Especially when the victims are children.
This outrageous smear should be Waterloo for the AGW cult, or at least for Pachauri. This is the most egregious bit of ambulance chasing I can think of right now, and that includes the verbal spewing from Romm and Gore. The man has sneakily accused us of killing some portion of those 20,000 lost souls. Well, how many Patches? How many did we kill with our SUV’s? Despicable. He should resign or be removed just for this slander. Unless something got lost in translation then I believe this is a very disturbed pathetic man. The desperation is now palpable. It won’t be long before some of them begin to crack, or pardon the pun, meltdown.
Did everyone catch this: “In the 20th century, sea-level rise was recorded at an average of 17 centimetres …”, he certainly cannot be a bona fide scientist since that statement implies that sea-level rise is 100% due to man’s presence here, a statement that is impossible. He is blaming us for natural inevitable occurrences! That level of critical thinking is on par with elementary school kids or brainwashed AGW fanatics. Such carelessness from ‘scientists’ about 100% of a measurement being attributable to humans is a reoccurring theme, for example: 1/2 deg temp rise in a dubious planetary average over a century, what fraction of that was ‘avoidable’? A quarter or eighth degree? I do hope they continue down this irresponsible road, it can only hasten their crumbling.
@Anthony, you should append the graphic to show on the far left another smaller blue block representing the miniscule sea-level rise that can safely be attributed to human influence, the so-called ‘avoidable’ part of sea-level rise. What would that be? 10cm, 5cm?
Now that was funny 🙂 And I seriously thank you for that because I was absolutely seething with rage from Pachauri diatribe, just scrolling through the thread, and when I got to your post you saved me a blood pressure incident or stroke. ROTFLMAO pretty much covers it. The cat wasn’t so lucky though nor was my leg which is now perforated.
You’re all forgetting about the positive feedbacks!
Correct me if I’m wrong, but the tsunami height depends greatly on the degree of seafloor displacement. Equal magnitude Earthquakes can have very different tsunamis, because while shaking can be just as severe, seafloor displacement can be quite different between equal magnitude Earthquakes. Sea level rise during the 20th century is a much smaller variable.
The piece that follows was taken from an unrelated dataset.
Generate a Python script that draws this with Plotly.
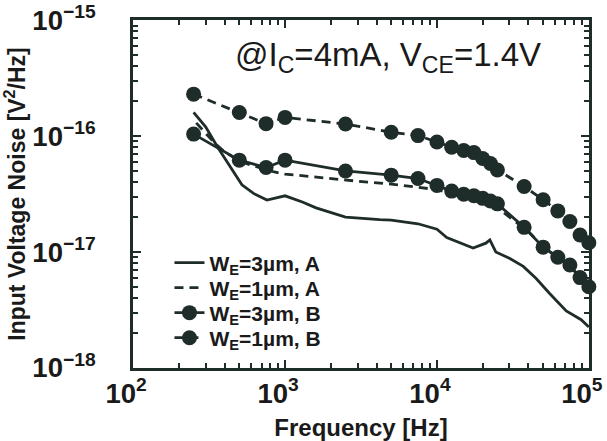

It’s the *mass* of water that kills and destroys, not the height.
Did you really not see and consider this simple, obvious counterargument, Mr. Watts?
So it’s mass & not energy that causes destruction? I’m glad we have such smart ______ (I’m not sure who “skip” is, but I’m sure he can fill in the blank with quite a lot of 4th Grade Proficiency In Math degrees) to answer these difficult questions.